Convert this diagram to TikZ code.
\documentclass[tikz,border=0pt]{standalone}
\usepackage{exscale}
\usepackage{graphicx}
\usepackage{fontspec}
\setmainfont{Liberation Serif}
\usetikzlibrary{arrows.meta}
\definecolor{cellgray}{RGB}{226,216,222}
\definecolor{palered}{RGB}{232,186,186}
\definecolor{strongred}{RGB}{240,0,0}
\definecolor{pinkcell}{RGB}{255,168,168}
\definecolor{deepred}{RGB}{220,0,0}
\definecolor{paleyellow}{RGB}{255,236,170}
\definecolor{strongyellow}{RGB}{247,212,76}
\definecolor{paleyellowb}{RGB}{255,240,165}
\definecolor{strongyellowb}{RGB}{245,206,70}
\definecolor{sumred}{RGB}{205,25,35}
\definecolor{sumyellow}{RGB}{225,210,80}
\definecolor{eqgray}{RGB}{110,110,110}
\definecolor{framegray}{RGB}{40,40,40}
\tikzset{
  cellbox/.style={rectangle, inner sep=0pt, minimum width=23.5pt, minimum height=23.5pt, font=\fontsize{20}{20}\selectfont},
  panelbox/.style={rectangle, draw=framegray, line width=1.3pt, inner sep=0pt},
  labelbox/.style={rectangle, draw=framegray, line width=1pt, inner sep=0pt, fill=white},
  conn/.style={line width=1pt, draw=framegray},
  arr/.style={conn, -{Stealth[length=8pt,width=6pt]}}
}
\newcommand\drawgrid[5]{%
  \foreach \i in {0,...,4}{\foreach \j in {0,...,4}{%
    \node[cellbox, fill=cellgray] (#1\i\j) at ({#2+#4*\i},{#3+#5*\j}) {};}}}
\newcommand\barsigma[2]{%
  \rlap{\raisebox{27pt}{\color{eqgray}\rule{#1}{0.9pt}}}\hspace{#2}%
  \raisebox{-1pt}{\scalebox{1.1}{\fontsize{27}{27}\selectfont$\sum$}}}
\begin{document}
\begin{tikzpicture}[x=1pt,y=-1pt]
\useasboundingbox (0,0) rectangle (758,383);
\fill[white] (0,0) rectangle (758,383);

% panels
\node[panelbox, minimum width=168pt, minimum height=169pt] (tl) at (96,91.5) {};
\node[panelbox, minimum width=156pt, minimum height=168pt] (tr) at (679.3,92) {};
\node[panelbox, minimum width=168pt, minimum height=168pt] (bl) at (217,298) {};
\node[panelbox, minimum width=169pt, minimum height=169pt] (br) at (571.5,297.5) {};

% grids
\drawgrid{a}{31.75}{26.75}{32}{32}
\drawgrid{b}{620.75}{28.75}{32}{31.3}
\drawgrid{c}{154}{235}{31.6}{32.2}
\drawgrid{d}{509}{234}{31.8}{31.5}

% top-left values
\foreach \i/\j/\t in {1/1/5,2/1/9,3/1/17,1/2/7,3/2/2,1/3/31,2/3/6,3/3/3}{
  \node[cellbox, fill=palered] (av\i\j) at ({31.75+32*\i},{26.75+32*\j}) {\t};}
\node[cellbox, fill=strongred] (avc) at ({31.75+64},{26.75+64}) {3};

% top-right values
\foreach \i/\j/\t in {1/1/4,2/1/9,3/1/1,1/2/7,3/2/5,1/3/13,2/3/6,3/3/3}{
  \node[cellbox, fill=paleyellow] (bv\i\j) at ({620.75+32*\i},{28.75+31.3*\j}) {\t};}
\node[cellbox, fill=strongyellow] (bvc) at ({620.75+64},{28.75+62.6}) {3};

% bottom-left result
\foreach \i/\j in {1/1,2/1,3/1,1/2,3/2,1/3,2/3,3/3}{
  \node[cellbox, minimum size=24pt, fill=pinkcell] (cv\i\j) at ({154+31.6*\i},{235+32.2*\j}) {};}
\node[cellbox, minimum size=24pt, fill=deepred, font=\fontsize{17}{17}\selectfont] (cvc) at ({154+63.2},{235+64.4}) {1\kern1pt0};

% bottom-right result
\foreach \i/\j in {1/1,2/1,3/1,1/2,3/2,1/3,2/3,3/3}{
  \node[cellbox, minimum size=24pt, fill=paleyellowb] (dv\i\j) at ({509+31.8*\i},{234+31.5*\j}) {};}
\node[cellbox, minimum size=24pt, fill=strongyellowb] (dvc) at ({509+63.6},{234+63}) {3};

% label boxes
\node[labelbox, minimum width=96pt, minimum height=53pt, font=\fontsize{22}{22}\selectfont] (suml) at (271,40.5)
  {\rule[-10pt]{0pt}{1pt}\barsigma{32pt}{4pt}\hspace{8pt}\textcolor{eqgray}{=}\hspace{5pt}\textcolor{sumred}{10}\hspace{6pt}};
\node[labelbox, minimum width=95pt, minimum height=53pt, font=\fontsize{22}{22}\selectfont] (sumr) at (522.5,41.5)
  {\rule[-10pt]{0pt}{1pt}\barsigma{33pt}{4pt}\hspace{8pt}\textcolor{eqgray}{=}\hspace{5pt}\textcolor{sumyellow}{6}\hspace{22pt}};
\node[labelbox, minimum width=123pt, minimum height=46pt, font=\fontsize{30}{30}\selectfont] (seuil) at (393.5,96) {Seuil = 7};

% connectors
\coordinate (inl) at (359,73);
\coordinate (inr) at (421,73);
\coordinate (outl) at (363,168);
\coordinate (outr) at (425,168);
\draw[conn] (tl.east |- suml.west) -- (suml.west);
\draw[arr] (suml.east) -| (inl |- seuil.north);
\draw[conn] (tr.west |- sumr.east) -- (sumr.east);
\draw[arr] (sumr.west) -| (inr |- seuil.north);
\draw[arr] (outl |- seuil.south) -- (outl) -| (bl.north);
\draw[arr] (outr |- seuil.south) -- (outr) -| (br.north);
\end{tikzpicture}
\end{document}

══════════════════════════════

Given task:
Please return the data above exactly as given.

Solution to this task:
Convert this diagram to TikZ code.
\documentclass[tikz,border=0pt]{standalone}
\usepackage{exscale}
\usepackage{graphicx}
\usepackage{fontspec}
\setmainfont{Liberation Serif}
\usetikzlibrary{arrows.meta}
\definecolor{cellgray}{RGB}{226,216,222}
\definecolor{palered}{RGB}{232,186,186}
\definecolor{strongred}{RGB}{240,0,0}
\definecolor{pinkcell}{RGB}{255,168,168}
\definecolor{deepred}{RGB}{220,0,0}
\definecolor{paleyellow}{RGB}{255,236,170}
\definecolor{strongyellow}{RGB}{247,212,76}
\definecolor{paleyellowb}{RGB}{255,240,165}
\definecolor{strongyellowb}{RGB}{245,206,70}
\definecolor{sumred}{RGB}{205,25,35}
\definecolor{sumyellow}{RGB}{225,210,80}
\definecolor{eqgray}{RGB}{110,110,110}
\definecolor{framegray}{RGB}{40,40,40}
\tikzset{
  cellbox/.style={rectangle, inner sep=0pt, minimum width=23.5pt, minimum height=23.5pt, font=\fontsize{20}{20}\selectfont},
  panelbox/.style={rectangle, draw=framegray, line width=1.3pt, inner sep=0pt},
  labelbox/.style={rectangle, draw=framegray, line width=1pt, inner sep=0pt, fill=white},
  conn/.style={line width=1pt, draw=framegray},
  arr/.style={conn, -{Stealth[length=8pt,width=6pt]}}
}
\newcommand\drawgrid[5]{%
  \foreach \i in {0,...,4}{\foreach \j in {0,...,4}{%
    \node[cellbox, fill=cellgray] (#1\i\j) at ({#2+#4*\i},{#3+#5*\j}) {};}}}
\newcommand\barsigma[2]{%
  \rlap{\raisebox{27pt}{\color{eqgray}\rule{#1}{0.9pt}}}\hspace{#2}%
  \raisebox{-1pt}{\scalebox{1.1}{\fontsize{27}{27}\selectfont$\sum$}}}
\begin{document}
\begin{tikzpicture}[x=1pt,y=-1pt]
\useasboundingbox (0,0) rectangle (758,383);
\fill[white] (0,0) rectangle (758,383);

% panels
\node[panelbox, minimum width=168pt, minimum height=169pt] (tl) at (96,91.5) {};
\node[panelbox, minimum width=156pt, minimum height=168pt] (tr) at (679.3,92) {};
\node[panelbox, minimum width=168pt, minimum height=168pt] (bl) at (217,298) {};
\node[panelbox, minimum width=169pt, minimum height=169pt] (br) at (571.5,297.5) {};

% grids
\drawgrid{a}{31.75}{26.75}{32}{32}
\drawgrid{b}{620.75}{28.75}{32}{31.3}
\drawgrid{c}{154}{235}{31.6}{32.2}
\drawgrid{d}{509}{234}{31.8}{31.5}

% top-left values
\foreach \i/\j/\t in {1/1/5,2/1/9,3/1/17,1/2/7,3/2/2,1/3/31,2/3/6,3/3/3}{
  \node[cellbox, fill=palered] (av\i\j) at ({31.75+32*\i},{26.75+32*\j}) {\t};}
\node[cellbox, fill=strongred] (avc) at ({31.75+64},{26.75+64}) {3};

% top-right values
\foreach \i/\j/\t in {1/1/4,2/1/9,3/1/1,1/2/7,3/2/5,1/3/13,2/3/6,3/3/3}{
  \node[cellbox, fill=paleyellow] (bv\i\j) at ({620.75+32*\i},{28.75+31.3*\j}) {\t};}
\node[cellbox, fill=strongyellow] (bvc) at ({620.75+64},{28.75+62.6}) {3};

% bottom-left result
\foreach \i/\j in {1/1,2/1,3/1,1/2,3/2,1/3,2/3,3/3}{
  \node[cellbox, minimum size=24pt, fill=pinkcell] (cv\i\j) at ({154+31.6*\i},{235+32.2*\j}) {};}
\node[cellbox, minimum size=24pt, fill=deepred, font=\fontsize{17}{17}\selectfont] (cvc) at ({154+63.2},{235+64.4}) {1\kern1pt0};

% bottom-right result
\foreach \i/\j in {1/1,2/1,3/1,1/2,3/2,1/3,2/3,3/3}{
  \node[cellbox, minimum size=24pt, fill=paleyellowb] (dv\i\j) at ({509+31.8*\i},{234+31.5*\j}) {};}
\node[cellbox, minimum size=24pt, fill=strongyellowb] (dvc) at ({509+63.6},{234+63}) {3};

% label boxes
\node[labelbox, minimum width=96pt, minimum height=53pt, font=\fontsize{22}{22}\selectfont] (suml) at (271,40.5)
  {\rule[-10pt]{0pt}{1pt}\barsigma{32pt}{4pt}\hspace{8pt}\textcolor{eqgray}{=}\hspace{5pt}\textcolor{sumred}{10}\hspace{6pt}};
\node[labelbox, minimum width=95pt, minimum height=53pt, font=\fontsize{22}{22}\selectfont] (sumr) at (522.5,41.5)
  {\rule[-10pt]{0pt}{1pt}\barsigma{33pt}{4pt}\hspace{8pt}\textcolor{eqgray}{=}\hspace{5pt}\textcolor{sumyellow}{6}\hspace{22pt}};
\node[labelbox, minimum width=123pt, minimum height=46pt, font=\fontsize{30}{30}\selectfont] (seuil) at (393.5,96) {Seuil = 7};

% connectors
\coordinate (inl) at (359,73);
\coordinate (inr) at (421,73);
\coordinate (outl) at (363,168);
\coordinate (outr) at (425,168);
\draw[conn] (tl.east |- suml.west) -- (suml.west);
\draw[arr] (suml.east) -| (inl |- seuil.north);
\draw[conn] (tr.west |- sumr.east) -- (sumr.east);
\draw[arr] (sumr.west) -| (inr |- seuil.north);
\draw[arr] (outl |- seuil.south) -- (outl) -| (bl.north);
\draw[arr] (outr |- seuil.south) -- (outr) -| (br.north);
\end{tikzpicture}
\end{document}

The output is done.